Gov. Nathan Deal brought Georgia in line with nearly every other state in the nation Monday by signing into law the state’s first restrictions on lobbyists’ gifts to lawmakers. Deal’s action puts in place the first major piece of ethics reform Georgia has passed in decades.
Until now, lobbyists in the Peach State had been free to lavish legislators with gifts and junkets of any size. But starting next year, they’ll be forbidden from spending more than $75 per gift.
The previous lack of gift rules was one of many reasons why Georgia ranked dead last a year ago in the State Integrity Investigation, a data-driven ranking of state government accountability and transparency carried out by the Center for Public Integrity, Global Integrity and Public Radio International. In addition to its overall grade of F, Georgia received failing grades in the specific categories of lobbying disclosure and legislative accountability.
“Our success as leaders of Georgia depends heavily on the public’s ability to trust us,” Deal said in a statement after signing the gift ban along with a second bill that deals with campaign finance reporting, primarily at the local level. “Together, these bills constitute a major step in improving ethics, trust and transparency in our state.”

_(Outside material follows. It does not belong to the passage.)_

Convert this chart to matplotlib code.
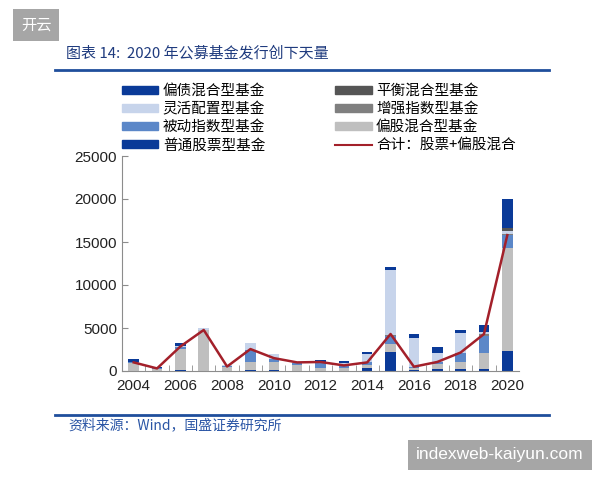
import numpy as np
import matplotlib
matplotlib.use("Agg")
import matplotlib.pyplot as plt
from matplotlib.patches import Patch
from matplotlib.lines import Line2D

plt.rcParams['font.family'] = ['Noto Sans CJK SC', 'DejaVu Sans']

years = np.arange(2004, 2021)

# 发行规模（亿份），自下而上堆叠
stock = [50, 0, 100, 50, 0, 150, 100, 0, 50, 50, 400, 2250, 150, 250, 250, 250, 2330]
equity_mix = [850, 200, 2450, 4700, 500, 950, 900, 650, 300, 300, 300, 850, 150, 550, 800, 1900, 12000]
passive_idx = [200, 100, 200, 0, 50, 1300, 400, 300, 700, 300, 300, 1000, 200, 300, 1050, 1950, 1460]
enhanced_idx = [0, 0, 0, 0, 0, 0, 0, 0, 0, 0, 0, 100, 0, 0, 0, 150, 100]
flexible = [0, 0, 100, 250, 150, 800, 600, 100, 0, 300, 1000, 7550, 3300, 950, 2350, 300, 400]
balanced = [0, 0, 0, 0, 0, 0, 0, 0, 0, 0, 0, 0, 0, 0, 0, 0, 300]
bond_mix = [250, 200, 400, 0, 0, 0, 0, 0, 250, 200, 250, 350, 500, 700, 350, 750, 3400]
total_line = [1000, 300, 2850, 4770, 520, 2550, 1500, 1000, 1050, 650, 1000, 4300, 500, 1050, 2150, 4300, 15800]

names = ['普通股票型基金', '偏股混合型基金', '被动指数型基金', '增强指数型基金',
         '灵活配置型基金', '平衡混合型基金', '偏债混合型基金']
series = [stock, equity_mix, passive_idx, enhanced_idx, flexible, balanced, bond_mix]
colors = ['#0A3A98', '#BFBFBF', '#5B87C8', '#7F7F7F', '#C7D4EB', '#555555', '#0A3A98']
line_name = '合计：股票+偏股混合'
line_color = '#A3202A'

fig = plt.figure(figsize=(6, 4.8), dpi=100)
ax = fig.add_axes([122 / 600, 109 / 480, 397 / 600, 215 / 480])

bottom = np.zeros(len(years))
for vals, c in zip(series, colors):
    ax.bar(years, vals, width=0.45, bottom=bottom, color=c, linewidth=0)
    bottom += np.array(vals)
ax.plot(years, total_line, color=line_color, linewidth=1.8)

ax.set_xlim(2003.5, 2020.5)
ax.set_ylim(0, 25000)
ax.set_yticks(np.arange(0, 25001, 5000))
ax.set_xticks(np.arange(2004, 2021, 2))
ax.set_xticks(np.arange(2004.5, 2020.5, 1), minor=True)
for s in ['top', 'right']:
    ax.spines[s].set_visible(False)
for s in ['left', 'bottom']:
    ax.spines[s].set_color('#8C8C8C')
ax.tick_params(axis='x', which='major', length=0, pad=6)
ax.tick_params(axis='x', which='minor', direction='in', length=4, color='#8C8C8C')
ax.tick_params(axis='y', direction='in', length=4, color='#8C8C8C')
for lab in ax.get_xticklabels() + ax.get_yticklabels():
    lab.set_fontfamily('Liberation Sans')
    lab.set_fontsize(11)
    lab.set_color('#222222')

# 图例：两列
handles = [Patch(color=colors[6]), Patch(color=colors[4]), Patch(color=colors[2]), Patch(color=colors[0]),
           Patch(color=colors[5]), Patch(color=colors[3]), Patch(color=colors[1]),
           Line2D([0], [0], color=line_color, linewidth=1.5)]
labels = [names[6], names[4], names[2], names[0], names[5], names[3], names[1], line_name]
fig.legend(handles, labels, ncol=2, loc='upper left', bbox_to_anchor=(122 / 600, 1 - 84 / 480),
           frameon=False, fontsize=10.5, handlelength=2.5, handleheight=0.45,
           handletextpad=0.3, columnspacing=4.8, labelspacing=0.28,
           borderpad=0, borderaxespad=0)

# 标题、分隔线、来源
fig.text(66 / 600, 1 - 53 / 480, '图表 14:  2020 年公募基金发行创下天量', fontsize=10.8,
         style='italic', color='#1F3B7E', va='center')
fig.add_artist(Line2D([55 / 600, 549 / 600], [1 - 69.5 / 480] * 2, color='#1F4E9C', linewidth=2))
fig.add_artist(Line2D([55 / 600, 549 / 600], [1 - 414.5 / 480] * 2, color='#1F4E9C', linewidth=2))
fig.text(68 / 600, 1 - 425 / 480, '资料来源：Wind，国盛证券研究所', fontsize=10,
         style='italic', color='#2A55A5', va='center')

# 水印
fig.text(36 / 600, 1 - 25 / 480, '开云', fontsize=11, color='white', ha='center', va='center',
         bbox=dict(boxstyle='square,pad=0.5', facecolor='#A6A6A6', edgecolor='none'))
fig.text(500 / 600, 1 - 455 / 480, 'indexweb-kaiyun.com', fontsize=12.5, color='white',
         ha='center', va='center', family=['Liberation Sans'],
         bbox=dict(boxstyle='square,pad=0.45', facecolor='#A6A6A6', edgecolor='none'))

fig.savefig('out.png', dpi=100)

While advocates of tighter ethics laws hailed the legislation as a step in the right direction, the gift cap bill contains several exceptions they believe substantially weaken the provision.
“It’s like you’re starving for a meal and somebody gave you a saltine cracker,” said William Perry, executive director of Common Cause Georgia, an advocacy group.
The bill permits lobbyists to pool their gifts, allowing three colleagues to jointly buy a dinner worth $200, for example. Lobbyists can also continue to shower committees and other group events with gifts of any size, and they can open their wallets to spend freely on travel for lawmakers as long as it is within the country and related to legislators’ official duties. The measure also makes it easier for lawyers to advocate for specific issues without registering as lobbyists, Perry noted.
“It’s chock full of loopholes,” he said.